- _Task statement_
For the data below, transcribe the part that opens with the line containing "Recreate this image" and closes with the line containing "(0,0) rectangle (984,549);", exactly and with no pictures.

begin Records for this task

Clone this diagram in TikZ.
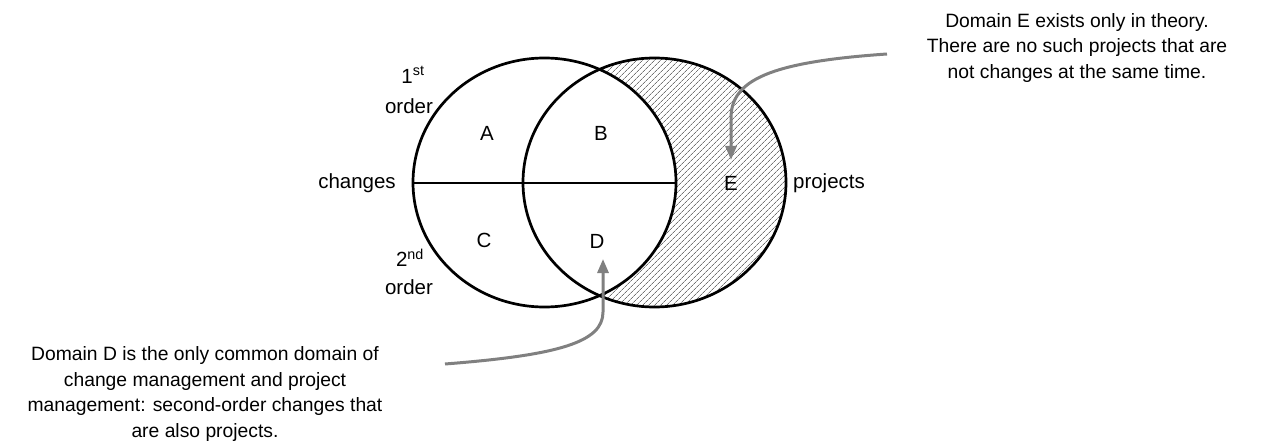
\documentclass[tikz,border=0pt]{standalone}
\usepackage{fontspec}
\setmainfont{Liberation Sans}
\usetikzlibrary{arrows.meta,patterns.meta}
\begin{document}
\begin{tikzpicture}[x=1pt,y=-1pt,
  lbl/.style={inner sep=0pt,font=\fontsize{20.5}{25}\selectfont},
  note/.style={inner sep=0pt,align=center,font=\fontsize{19.3}{25.5}\selectfont},
  setline/.style={line width=2.7pt,black},
  callout/.style={line width=3pt,draw=black!50,-{Triangle[length=14pt,width=11pt]}}]
\useasboundingbox (0,0) rectangle (1269,441);
% hatched domain E
\fill[pattern={Lines[angle=45,distance=4pt,line width=0.7pt]},pattern color=black!55]
  (654.5,182.5) ellipse [x radius=131.5,y radius=124.5];
\fill[white] (544.5,182.5) ellipse [x radius=131.5,y radius=124.5];
% circles
\draw[setline] (544.5,182.5) ellipse [x radius=131.5,y radius=124.5];
\draw[setline] (654.5,182.5) ellipse [x radius=131.5,y radius=124.5];
\coordinate (hl) at (413,183);
\coordinate (hr) at (676,183);
\draw[setline] (hl) -- (hr);
% labels
\node[lbl] (A) at (487,133) {A};
\node[lbl] (B) at (601,133) {B};
\node[lbl] (C) at (484,240) {C};
\node[lbl] (D) at (597,241) {D};
\node[lbl] (E) at (731,183) {E};
\node[lbl] (chg) at (357,183) {changes};
\node[lbl] (prj) at (829,183) {projects};
\node[lbl] (first) at (413,75) {1\textsuperscript{st}};
\node[lbl] (ord1) at (409,106) {order};
\node[lbl] (second) at (410,258) {2\textsuperscript{nd}};
\node[lbl] (ord2) at (409,287) {order};
% notes
\node[note] (noteE) at (1077,48) {Domain E exists only in theory.\\There are no such projects that are\\not changes at the same time.};
\node[note] (noteD) at (205,394) {Domain D is the only common domain of\\change management and project\\management: second-order changes that\\are also projects.};
% callouts
\coordinate (eS) at (887,54);
\coordinate (eT) at (731,160);
\coordinate (dS) at (445,364);
\coordinate (dT) at (603,259);
\draw[callout] (eS) .. controls (770,62) and (731,80) .. (731,118) -- (eT);
\draw[callout] (dS) .. controls (560,355) and (603,342) .. (603,312) -- (dT);
\end{tikzpicture}
\end{document}
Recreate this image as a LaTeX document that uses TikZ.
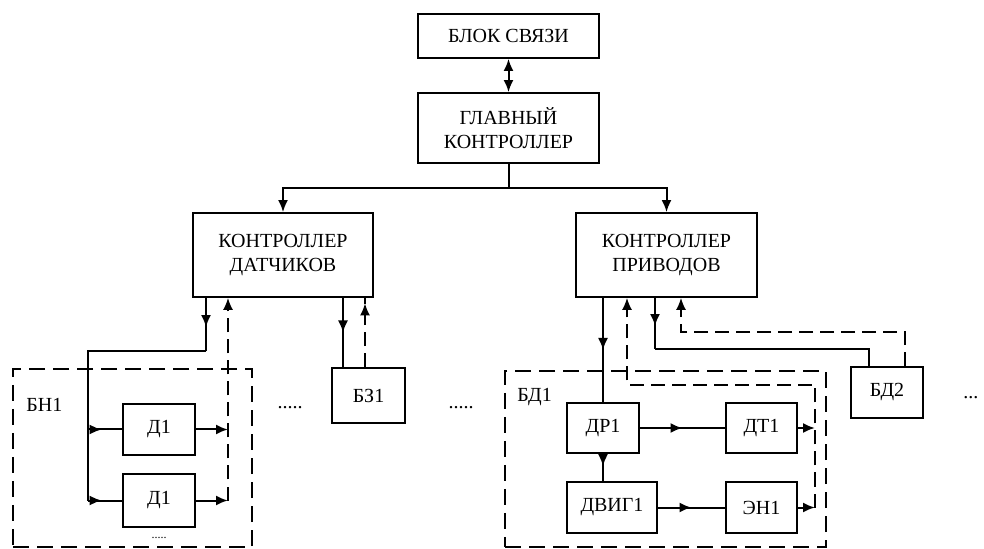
\documentclass[tikz,border=0pt]{standalone}
\usepackage{fontspec}
\setmainfont{Liberation Serif}
\usetikzlibrary{arrows.meta,calc,decorations.markings}
\tikzset{
  >={Latex[length=6pt,width=5pt]},
  blk/.style={draw, line width=0.9pt, inner sep=0pt, align=center,
    font=\fontsize{10}{12}\selectfont},
  conn/.style={line width=1pt},
  fb/.style={line width=0.8pt, dash pattern=on 7pt off 3.5pt},
  grp/.style={draw, line width=1.3pt, dash pattern=on 8pt off 4pt, inner sep=0pt},
  lbl/.style={inner sep=0pt, font=\fontsize{10}{12}\selectfont},
  midarrow/.style={postaction={decorate}, decoration={markings,
    mark=at position #1 with {\arrow{Latex[length=6pt,width=5pt]}}}}
}

\begin{document}
\begin{tikzpicture}[x=0.5pt, y=-0.5pt]
  \useasboundingbox (0,0) rectangle (984,549);

  % groups
  \node[grp, minimum width=119.5pt, minimum height=89pt] (bn) at (132.5,458) {};
  \node[grp, minimum width=160.5pt, minimum height=88pt] (bd) at (665.5,459) {};
  \node[lbl, anchor=west] (bnl) at (26,405) {БН1};
  \node[lbl, anchor=west] (bdl) at (517,397) {БД1};

  % blocks
  \node[blk, minimum width=90.5pt, minimum height=22pt] (bs) at (508.5,36) {БЛОК СВЯЗИ};
  \node[blk, minimum width=90.5pt, minimum height=35pt] (gk) at (508.5,128) {ГЛАВНЫЙ\\КОНТРОЛЛЕР};
  \node[blk, minimum width=90pt, minimum height=42pt] (dk) at (283,255) {КОНТРОЛЛЕР\\ДАТЧИКОВ};
  \node[blk, minimum width=90.5pt, minimum height=42pt] (pk) at (666.5,255) {КОНТРОЛЛЕР\\ПРИВОДОВ};
  \node[blk, minimum width=36.5pt, minimum height=27.5pt] (bz) at (368.5,395.5) {БЗ1};
  \node[blk, minimum width=36pt, minimum height=25.5pt] (bd2) at (887,392.5) {БД2};
  \node[blk, minimum width=36pt, minimum height=25.5pt] (d1a) at (159,429.5) {Д1};
  \node[blk, minimum width=36pt, minimum height=26.5pt] (d1b) at (159,500.5) {Д1};
  \node[blk, minimum width=36pt, minimum height=25pt] (dr) at (603,428) {ДР1};
  \node[blk, minimum width=35.5pt, minimum height=25pt] (dt) at (761.5,428) {ДТ1};
  \node[blk, minimum width=45pt, minimum height=25.5pt] (dv) at (612,507.5) {ДВИГ1};
  \node[blk, minimum width=35.5pt, minimum height=25.5pt] (en) at (761.5,507.5) {ЭН1};

  % dots
  \node[lbl] (dots1) at (159,538) {\fontsize{6}{6}\selectfont .....};
  \node[lbl] (dots2) at (290,408) {.....};
  \node[lbl] (dots3) at (461,408) {.....};
  \node[lbl, anchor=west] (dots4) at (963,398) {...};

  % lanes
  \coordinate (split) at (508.5,188);
  \coordinate (bus) at (88,0);
  \coordinate (fbn) at (228,0);
  \coordinate (bzs) at (343,0);
  \coordinate (bzd) at (365,0);
  \coordinate (fbp) at (815,385);
  \coordinate (fbd) at (627,0);
  \coordinate (bdk) at (655,349);
  \coordinate (bdin) at (869,0);
  \coordinate (bdb) at (905,332);
  \coordinate (bdd) at (681,0);
  \coordinate (bnk) at (206,351);

  % top level
  \draw[conn, <->] (bs.south) -- (gk.north);
  \draw[conn] (gk.south) -- (split);
  \draw[conn, ->] (split) -| (dk.north);
  \draw[conn, ->] (split) -| (pk.north);

  % sensors
  \draw[conn, midarrow=0.55] (dk.south -| bnk) -- (bnk);
  \draw[conn] (bnk) -- (bnk -| bus) -- (d1b.west -| bus);
  \draw[conn, midarrow=0.4] (d1a.west -| bus) -- (d1a.west);
  \draw[conn, midarrow=0.4] (d1b.west -| bus) -- (d1b.west);
  \draw[conn, ->] (d1a.east) -- (d1a.east -| fbn);
  \draw[conn, ->] (d1b.east) -- (d1b.east -| fbn);
  \draw[fb, ->] (d1b.east -| fbn) -- (dk.south -| fbn);
  \draw[conn, midarrow=0.5] (dk.south -| bzs) -- (bz.north -| bzs);
  \draw[fb, midarrow=0.92] (bz.north -| bzd) -- (dk.south -| bzd);

  % drives
  \draw[conn, midarrow=0.5] (pk.south -| dr.north) -- (dr.north);
  \draw[conn, midarrow=0.5] (dr.east) -- (dt.west);
  \draw[conn, midarrow=0.5] (dv.east) -- (en.west);
  \draw[conn, midarrow=0.45] (dr.south) -- (dr.south |- dv.north);
  \draw[conn, ->] (dt.east) -- (dt.east -| fbp);
  \draw[conn, ->] (en.east) -- (en.east -| fbp);
  \draw[fb, ->] (en.east -| fbp) -- (fbp) -- (fbp -| fbd) -- (pk.south -| fbd);
  \draw[conn, midarrow=0.55] (pk.south -| bdk) -- (bdk);
  \draw[conn] (bdk) -| (bd2.north -| bdin);
  \draw[fb, ->] (bd2.north -| bdb) -- (bdb) -- (bdb -| bdd) -- (pk.south -| bdd);
\end{tikzpicture}
\end{document}
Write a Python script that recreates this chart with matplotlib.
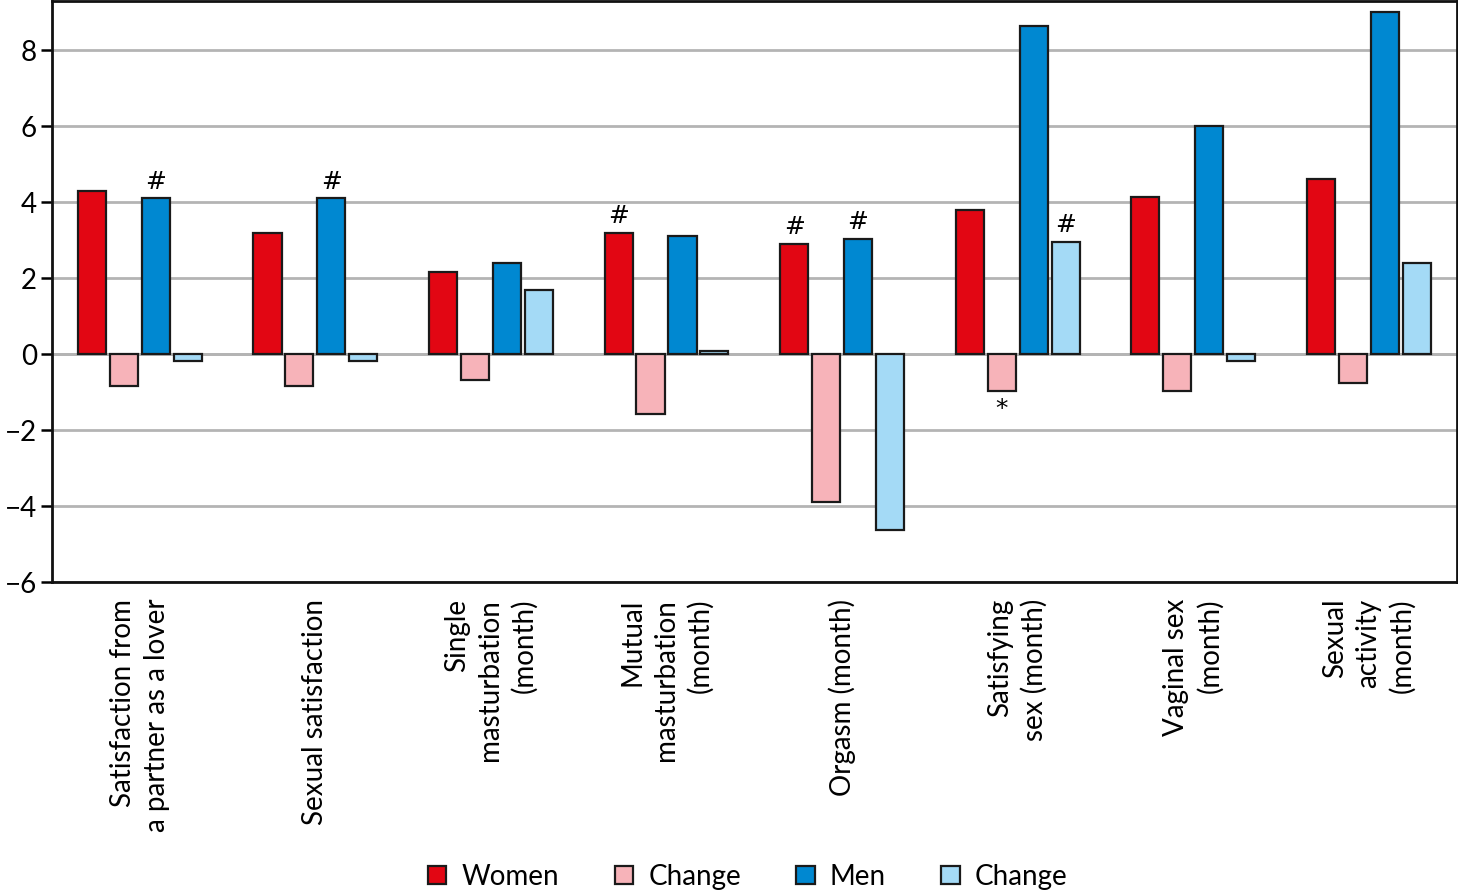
import numpy as np
import matplotlib.pyplot as plt
from matplotlib.patches import Patch

# ---------------------------------
# Data
# ---------------------------------

categories = [
    "Satisfaction from\na partner as a lover",
    "Sexual satisfaction",
    "Single\nmasturbation\n(month)",
    "Mutual\nmasturbation\n(month)",
    "Orgasm (month)",
    "Satisfying\nsex (month)",
    "Vaginal sex\n(month)",
    "Sexual\nactivity\n(month)",
]

women = [4.3, 3.2, 2.15, 3.2, 2.9, 3.8, 4.15, 4.6]
women_change = [-0.85, -0.85, -0.68, -1.58, -3.88, -0.98, -0.98, -0.77]
men = [4.1, 4.1, 2.4, 3.1, 3.03, 8.63, 6.0, 9.02]
men_change = [-0.18, -0.18, 1.7, 0.08, -4.64, 2.96, -0.18, 2.4]

series_names = ["Women", "Change", "Men", "Change"]

# marks: (category index, series index, symbol)
marks = [
    (0, 2, "#"), (1, 2, "#"), (3, 0, "#"), (4, 0, "#"),
    (4, 2, "#"), (5, 3, "#"), (5, 1, "*"),
]

# ---------------------------------
# Style
# ---------------------------------

plt.rcParams["font.family"] = ["Lato", "DejaVu Sans"]

colors = ["#e20613", "#f7b3b9", "#0088d1", "#a4daf6"]
bar_w = 0.16
step = 0.182

fig = plt.figure(figsize=(14.58, 8.92), dpi=100)
ax = fig.add_axes([0.0357, 0.3475, 0.9633, 0.6515])

x = np.arange(len(categories))
all_series = [women, women_change, men, men_change]

for i, vals in enumerate(all_series):
    ax.bar(x + (i - 1.5) * step, vals, width=bar_w, color=colors[i],
           edgecolor="#1a1a1a", linewidth=1.6, zorder=3)

for ci, si, sym in marks:
    v = all_series[si][ci]
    xp = x[ci] + (si - 1.5) * step
    if v >= 0:
        ax.text(xp, v + 0.12, sym, ha="center", va="bottom", fontsize=18,
                family="DejaVu Sans")
    else:
        ax.text(xp, v - 0.15, sym, ha="center", va="top", fontsize=18,
                family="DejaVu Sans")

ax.set_xlim(-0.5, len(categories) - 0.5)
ax.set_ylim(-6, 9.3)
ax.set_yticks(np.arange(-6, 9, 2))
ax.set_yticklabels([str(t).replace("-", "\u2212") for t in range(-6, 9, 2)])
ax.grid(axis="y", color="#b4b4b4", linewidth=2, zorder=0)
ax.axhline(0, color="#b4b4b4", linewidth=2, zorder=1)

ax.set_xticks(x)
ax.set_xticklabels(categories, rotation=90, ha="center", va="top",
                   multialignment="right", fontsize=20, linespacing=1.35)
for lab in ax.get_xticklabels():
    lab.set_x(lab.get_position()[0])
ax.tick_params(axis="x", length=0, pad=12)
ax.tick_params(axis="y", labelsize=20, length=8, width=1.8, direction="out",
               pad=3)

for s in ax.spines.values():
    s.set_linewidth(2)
    s.set_color("#111111")

handles = [Patch(facecolor=c, edgecolor="#1a1a1a", linewidth=1.6) for c in colors]
fig.legend(handles, series_names, loc="center", bbox_to_anchor=(0.513, 0.017),
           ncol=4, frameon=False, fontsize=20, handlelength=0.65,
           handleheight=0.65, handletextpad=0.55, columnspacing=2.0)

fig.savefig("out.png", dpi=100)
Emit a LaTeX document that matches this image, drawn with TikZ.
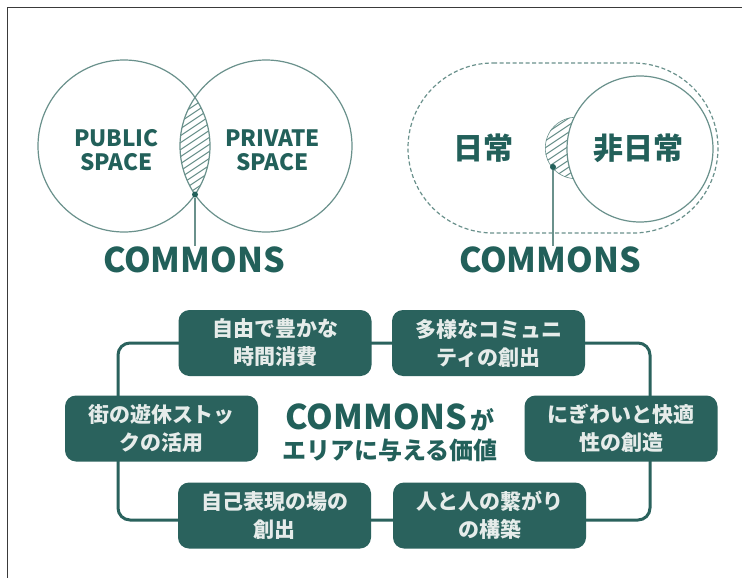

end Records for this task

- _Answer to this exercise_
Recreate this image as a LaTeX document that uses TikZ.
\documentclass[tikz,border=0pt]{standalone}
\usepackage{fontspec}
\setmainfont{Liberation Serif}
\usetikzlibrary{arrows.meta,calc,decorations.markings}
\tikzset{
  >={Latex[length=6pt,width=5pt]},
  blk/.style={draw, line width=0.9pt, inner sep=0pt, align=center,
    font=\fontsize{10}{12}\selectfont},
  conn/.style={line width=1pt},
  fb/.style={line width=0.8pt, dash pattern=on 7pt off 3.5pt},
  grp/.style={draw, line width=1.3pt, dash pattern=on 8pt off 4pt, inner sep=0pt},
  lbl/.style={inner sep=0pt, font=\fontsize{10}{12}\selectfont},
  midarrow/.style={postaction={decorate}, decoration={markings,
    mark=at position #1 with {\arrow{Latex[length=6pt,width=5pt]}}}}
}

\begin{document}
\begin{tikzpicture}[x=0.5pt, y=-0.5pt]
  \useasboundingbox (0,0) rectangle (984,549);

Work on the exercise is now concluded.